Kennedy now lives in Morristown, northern New Jersey – happily four doors away from her oldest daughter, who has two young sons, and about 20 minutes away from her younger daughter and her two sons.

Maureen Kennedy keeps alive the memory of the grandfather the boys, ages 2 to 9, never met.

“They are everything, I tell you,” Maureen Kennedy said. “The really sad thing is I know their grandfather would get such a kick out of them.”

Robert Kennedy, 55, a senior vice president at Marsh & McLennan, was on the 100th floor of the North Tower, which was hit first, but fell second. Because he was a fire warden, Kennedy's family believes he probably tried to get his co-workers out before they perished.

“One of the hardest things to deal with was not knowing what happened to him,” said Cathy Kennedy Miller, Kennedy's oldest daughter.

“I talk about him, but I'm very careful what I say about Sept. 11” to her grandsons, Maureen Kennedy said. “I don't want them growing up being frightened and that's a very frightening thing. I leave that to their parents.”

“We tell them that he's in heaven and he's a hero,” Miller said.

Maureen Kennedy sees traces of her husband in the boys.

“It's definitely in their personalities,” she said. “They are kind and gentle and love to laugh, all of them – and that was their grandfather.”

Miller works in Jersey City, where she has a view of New York City's financial center and One World Trade Center, also known as Freedom Tower, the under-construction skyscraper being built where the Twin Towers once stood.

“It's a constant reminder,” Miller said. “It's a tough week. This year it will be a little tougher.”

Miller works in the financial field like her father did and was downtown on Sept. 11 when the towers fell.

“Sometimes it seems like yesterday,” she said.

Meredith Andrews, Kennedy's younger daughter, said the 10th anniversary is no different for her than any other day: The fact that her father is gone never changes.

“It's just semantics,” she said. “He's still not going to be here on the 11th anniversary, and he wasn't here on the first anniversary.”

Andrews' oldest son was born 359 days after 9/11; his middle name is Robert. Now that he's in fourth grade, Andrews said he is beginning to realize his grandfather's death was part of something other people know about, but she hasn't told him the whole story yet and he hasn't seen footage.

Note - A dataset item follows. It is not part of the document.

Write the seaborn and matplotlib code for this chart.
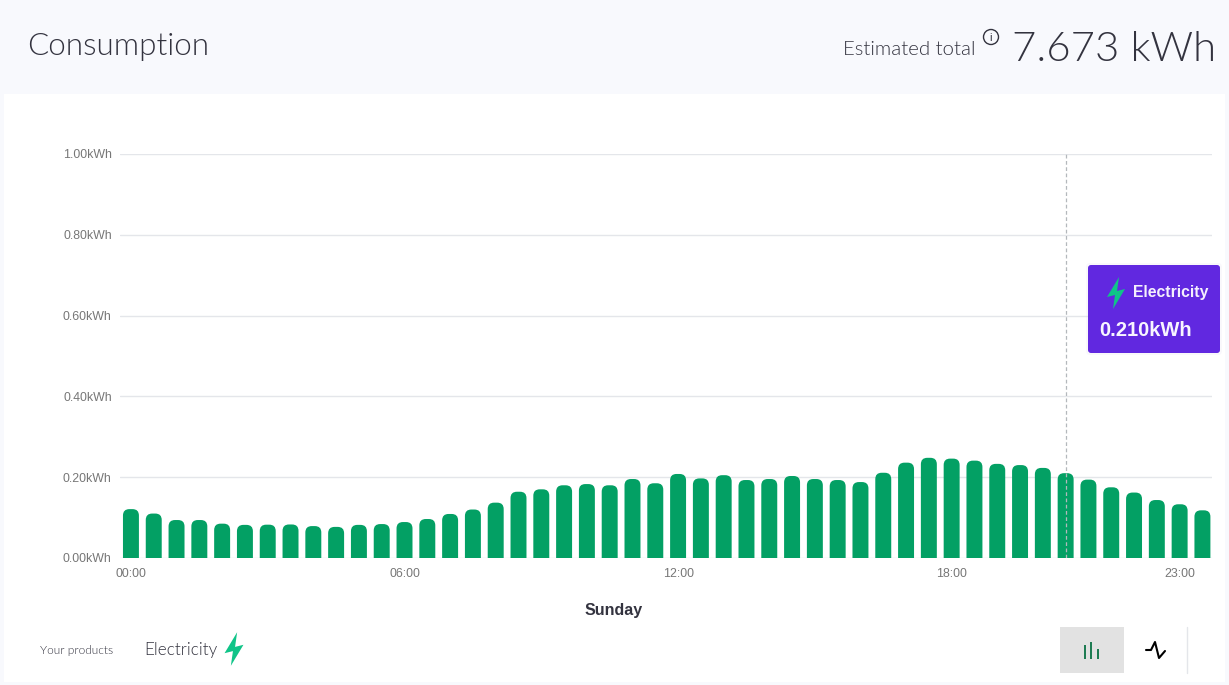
import matplotlib
matplotlib.use("Agg")
import matplotlib.pyplot as plt
from matplotlib.patches import FancyBboxPatch, Polygon, Rectangle
import pandas as pd
import seaborn as sns

W, H = 1229, 685

half_hours = [f"{h:02d}:{m}" for h in range(24) for m in ("00", "30")]
usage_kwh = [
    0.121, 0.110, 0.094, 0.094, 0.085, 0.082, 0.0825, 0.083, 0.079, 0.077, 0.082, 0.084,
    0.089, 0.0965, 0.109, 0.120, 0.137, 0.164, 0.170, 0.180, 0.183, 0.180, 0.1955, 0.185,
    0.208, 0.197, 0.205, 0.193, 0.1955, 0.203, 0.1955, 0.193, 0.188, 0.211, 0.236, 0.248,
    0.246, 0.241, 0.233, 0.230, 0.223, 0.210, 0.194, 0.175, 0.162, 0.1435, 0.133, 0.118,
]
y_ticks = [0.0, 0.2, 0.4, 0.6, 0.8, 1.0]
x_ticks = ["00:00", "06:00", "12:00", "18:00", "23:00"]
hover_slot = "20:30"

GREEN = "#03a064"
BOLT = "#10c488"
PURPLE = "#6128e0"
DARK = "#33333f"
UI_FONT = ["Lato", "DejaVu Sans"]


def pixel_axes(fig, zorder):
    # overlay in screenshot pixels, y pointing down
    pax = fig.add_axes([0, 0, 1, 1], zorder=zorder)
    pax.set_xlim(0, W)
    pax.set_ylim(H, 0)
    pax.axis("off")
    return pax


def bolt(pax, cx, cy, scale, color=BOLT):
    # lightning glyph, outline relative to its centre
    shape = [(3, -16), (-9, 4), (-1, 2), (-3, 16), (9, -4), (1, -2)]
    pts = [(cx + x * scale, cy + y * scale) for x, y in shape]
    pax.add_patch(Polygon(pts, closed=True, facecolor=color, edgecolor="none"))


sns.set_style("white")
plt.rcParams["font.family"] = ["Liberation Sans", "DejaVu Sans"]

fig = plt.figure(figsize=(W / 100, H / 100), dpi=100, facecolor="#f8f9fd")

back = pixel_axes(fig, 0)
back.add_patch(Rectangle((4, 94), 1221, 588, facecolor="white", edgecolor="none"))

ax = fig.add_axes([120 / W, 1 - 558 / H, 1092 / W, 404 / H], zorder=1)
ax.patch.set_alpha(0)

df = pd.DataFrame({"slot": half_hours, "kwh": usage_kwh})
sns.barplot(data=df, x="slot", y="kwh", color=GREEN, saturation=1, width=0.7, ax=ax)

ax.set_xlim(-0.48, 47.42)
ax.set_ylim(0, 1.0)

# swap the square bars for ones with rounded tops
aspect = (1 / 404) / (1 / 22.8)
for bar in list(ax.patches):
    x, w, h = bar.get_x(), bar.get_width(), bar.get_height()
    rad = 0.28
    rounded = FancyBboxPatch(
        (x + rad, -0.05), w - 2 * rad, h + 0.05 - rad * aspect,
        boxstyle=f"round,pad={rad},rounding_size={rad}",
        mutation_aspect=aspect, facecolor=GREEN, edgecolor="none", zorder=2,
    )
    bar.remove()
    ax.add_patch(rounded)

ax.set_axisbelow(True)
ax.yaxis.grid(True, color="#e4e6ea", linewidth=1)
ax.xaxis.grid(False)
sns.despine(ax=ax, left=True, right=True, top=True, bottom=True)
ax.set_yticks(y_ticks, [f"{v:.2f}kWh" for v in y_ticks])
ax.set_xticks([half_hours.index(t) for t in x_ticks], x_ticks)
ax.tick_params(axis="both", length=0, labelsize=8.9, labelcolor="#777777")
ax.tick_params(axis="y", pad=6)
ax.tick_params(axis="x", pad=7)
ax.set_ylabel("")
ax.set_xlabel("Sunday", fontsize=11.5, fontweight="bold", color=DARK, va="center")
ax.xaxis.set_label_coords((614 - 120) / 1092, -(611 - 558) / 404)

ax.axvline(half_hours.index(hover_slot), color="#b4b8bc", linewidth=0.9,
           linestyle=(0, (3, 2)), zorder=3)

top = pixel_axes(fig, 2)
top.text(27, 46, "Consumption", fontsize=22.6, color=DARK, family=UI_FONT, fontweight=300, va="center")
top.text(843, 49, "Estimated total", fontsize=14.7, color=DARK, family=UI_FONT, fontweight=300, va="center")
top.text(1216, 49, "7.673 kWh", fontsize=30.2, color=DARK, family=UI_FONT, fontweight=300, va="center", ha="right")
top.add_patch(plt.Circle((991, 37), 7.5, facecolor="none", edgecolor=DARK, linewidth=1))
top.text(991, 37.5, "i", fontsize=8, color=DARK, ha="center", va="center")

# tooltip
top.add_patch(FancyBboxPatch((1090, 267), 128, 84, boxstyle="round,pad=4,rounding_size=4",
                             facecolor="#d8d4ea", edgecolor="none", alpha=0.15))
top.add_patch(FancyBboxPatch((1090, 267), 128, 84, boxstyle="round,pad=2,rounding_size=3",
                             facecolor=PURPLE, edgecolor="none"))
bolt(top, 1116, 293, 1.0)
top.text(1133, 292, "Electricity", fontsize=11.3, fontweight="bold", color="#f4effd", va="center")
top.text(1099, 330.5, "0.210kWh", fontsize=14.5, fontweight="bold", color="#f8f5ff", va="center")

# footer
top.text(40, 650, "Your products", fontsize=8.6, color=DARK, family=UI_FONT, fontweight=300, va="center")
top.text(144, 650, "Electricity", fontsize=12.4, color=DARK, family=UI_FONT, fontweight=300, va="center")
bolt(top, 234, 649, 1.05)

top.add_patch(Rectangle((1060, 627), 64, 46, facecolor="#e2e2e2", edgecolor="none"))
for x0, y0 in [(1085, 645), (1091, 642), (1098, 649)]:
    top.plot([x0, x0], [y0, 659], color="#1a7a50", linewidth=1.4, solid_capstyle="butt")
top.plot([1146, 1151, 1155, 1159, 1165], [650, 650, 642, 658, 651], color="black", linewidth=1.5)
top.plot([1187, 1187], [627, 673], color="#e4e6ea", linewidth=1)

fig.savefig("out.png", dpi=100, facecolor=fig.get_facecolor())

Andrews said she doesn't tend to tell people who don't already know that she lost her father in 9/11.

“I don't like to make people feel uncomfortable,” she said.

Both sisters say they treasure memories of the weekend before 9/11, when the family celebrated Maureen and Robert Kennedy's wedding anniversary.

“We were so lucky, because we had no animosity, no arguments,” Miller said.

Like Robert Kennedy would have wanted, the family plans to mark the 10th year without their patriarch together. They will attend a memorial event at Marsh & McLennan on Friday and the dedication of the Empty Sky Memorial on Saturday.

On Sunday, they won't go to Ground Zero – but will do so another time.

“Maybe we will go apple picking or something totally unrelated to 9/11,” Miller said.

“I do like to go down there, but not on that day,” Maureen Kennedy said, adding she looks forward to seeing the new memorial. “I know it took a long time, but they really did a wonderful job and I truly appreciate it.”